3- Nier leur humanité
Au-delà de refuser leur vie privée, il faut aller encore
un peu plus loin pour répondre aux exigences de l’anti-management : il est
nécessaire de chercher à leur ôter le statut d’humain pour en faire de pures
machines que vous saurez user jusqu’à la corde. Deux suggestions pour cela:
Déshumanisez la relation
Au-delà d’éviter les relations adulte-adulte comme vu
dans la leçon Nº2, il est important d’enlever tout affect réel de vos relations
avec eux. Si vous pouvez et devez pour les manipuler faire montre d’un certain
nombre d’émotions (négatives en particulier) et partagerez généreusement des
éléments de votre vie pour leur faire perdre du temps, refusez-leur la
possibilité d’exprimer les leurs. Ne cherchez donc pas à savoir comment se
passe leur vie-puisque vous faites l’hypothèse qu’ils n’en ont pas- ou comment
ils se sentent dans telle ou telle tâche. Montrez leur bien que l’humain n’a
pas sa place dans le monde professionnel. Et si d’aventure ils pleurent devant
vous suite à une série de reproches violent qu’ils auront amplement mérités, ne
faites preuve d’aucune compassion et dites leur froidement « si je peux te
donner un conseil pour ta vie professionnelle, ne pleure pas ». Faites
leur bien comprendre que vous n’êtes pas et ne serai jamais leur ami(e), et
qu’avoir des émotions est une faiblesse dont vous n’avez aucune pitié, bien que
vous chercherez activement à les provoquer. D’une manière plus générale, montrez
que l’humanité qui ne vous sert pas n’a aucune valeur à vos yeux, et prenez
vous en régulièrement devant eux aux chauffeurs de taxi, femmes de ménages,
serveurs ou autres fournisseurs, piétaille pour qui vous avez le plus profond
mépris. Ils sauront à quoi s’en tenir.
Faites en des clônes
Puisque votre objectif est de tuer votre équipe, vous ne
chercherez surtout pas à donner aux spécificités de chacun de ses membres la
moindre possibilité de s’exprimer. Les tâches qu’ils doivent accomplir et le
résultant attendu étant sous votre contrôle total, l’identité propre de celui
qui les exécute n’a aucune espèce d’importance et ne doit en aucun cas se
traduire dans son travail. Veillez donc à ce que les produits finis soient
d’une standardisation et d’une uniformité exemplaire, niant de manière absolue
la personnalité de leur auteur (sauf s’il s’agit de la vôtre, auquel cas le
produit en débordera). Pour un bon anti-manager, le seul rendu qui vaille est
celui qui pourrait venir de lui ou elle-même. Expliquez donc à votre équipe
comment ils doivent penser, comment ils doivent raisonner et comment ils
doivent s’exprimer. En vous prenant comme exemple bien entendu. Découragez donc
systématiquement, et punissez s’il le faut, toute tentative de s’émanciper des
codes stricts –mais jamais clairement élucidés- de production. N’hésitez pas à aller
jusqu’à critiquer leur style vestimentaire ou leur langage pour qu’ils se
conforment rapidement. Et découragez d’une
manière générale toute initiative, sauf si elle permet d’augmenter directement
la productivité sans menacer votre contrôle. Mais reprochez-leur régulièrement
de ne pas avoir d’idée quand vous leur demandez spontanément d’en produire une
liste devant vous. Vous les verrez s’effacer et s’éteindre peu à peu.

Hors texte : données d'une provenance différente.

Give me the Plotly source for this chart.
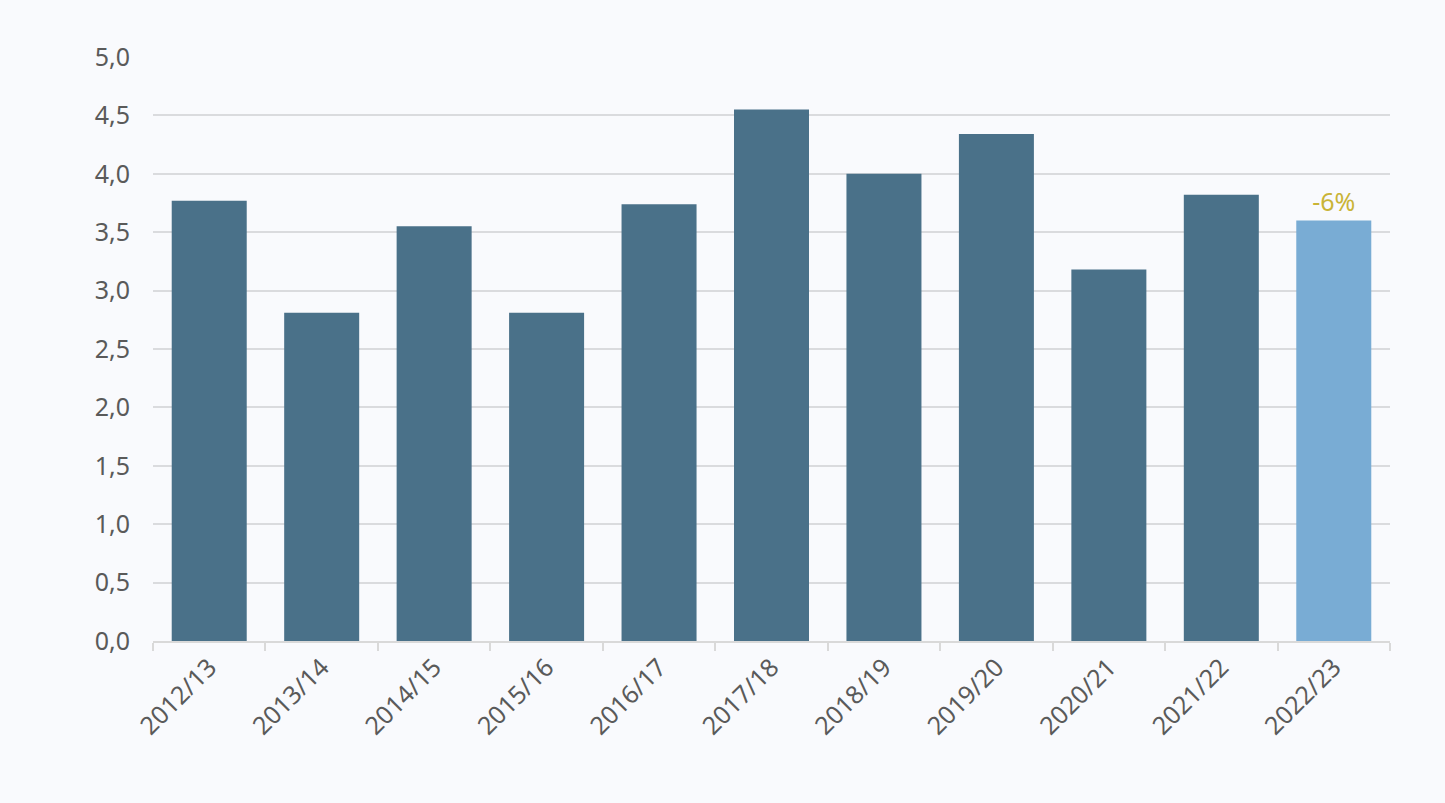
import plotly.graph_objects as go

# safras e valores (milhões de t)
safras = ["2012/13", "2013/14", "2014/15", "2015/16", "2016/17", "2017/18",
          "2018/19", "2019/20", "2020/21", "2021/22", "2022/23"]
valores = [3.77, 2.81, 3.55, 2.81, 3.74, 4.55, 4.00, 4.34, 3.18, 3.82, 3.60]
rotulos = ["", "", "", "", "", "", "", "", "", "", "-6%"]

fundo = "#f9fafd"
cores = ["#4a7189"] * (len(safras) - 1) + ["#79acd4"]

fig = go.Figure()
fig.add_trace(go.Bar(
    x=safras,
    y=valores,
    marker=dict(color=cores, line=dict(width=0)),
    text=rotulos,
    textposition="outside",
    outsidetextfont=dict(color="#c9b437", size=25),
    cliponaxis=False,
    hoverinfo="x+y",
))

# a página tem 8px de margem, então a figura é um pouco menor
fig.update_layout(
    width=1429,
    height=787,
    margin=dict(l=145, r=47, t=49, b=154),
    paper_bgcolor=fundo,
    plot_bgcolor=fundo,
    font=dict(family="Noto Sans", size=25, color="#5a5a5a"),
    separators=",.",
    bargap=0.333,
    showlegend=False,
)
fig.update_xaxes(
    tickangle=-45,
    showgrid=False,
    showline=True,
    linecolor="#d9d9d9",
    linewidth=1.5,
    ticks="outside",
    tickson="boundaries",
    ticklen=8,
    tickcolor="#d9d9d9",
    tickwidth=1.5,
)
fig.update_yaxes(
    range=[0, 5],
    dtick=0.5,
    tickformat=".1f",
    showgrid=True,
    gridcolor="#dadbde",
    gridwidth=1.5,
    zeroline=False,
    ticklabelstandoff=22,
)

fig.write_html(
    "out.html",
    post_script=f"document.body.style.background='{fundo}';",
)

En appliquant cette leçon et ses différents principes, il est certain que vous obtiendrez rapidement de
véritables robots, hagards, exécutant machinalement mais frénétiquement vos
tâches sans avoir le loisir de réfléchir ou de s’écouter. Vos fourmis ouvrières
seront alors corvéables à merci. Et il vous sera d’autant plus facile de les
écraser qu’elles seront remplaçables.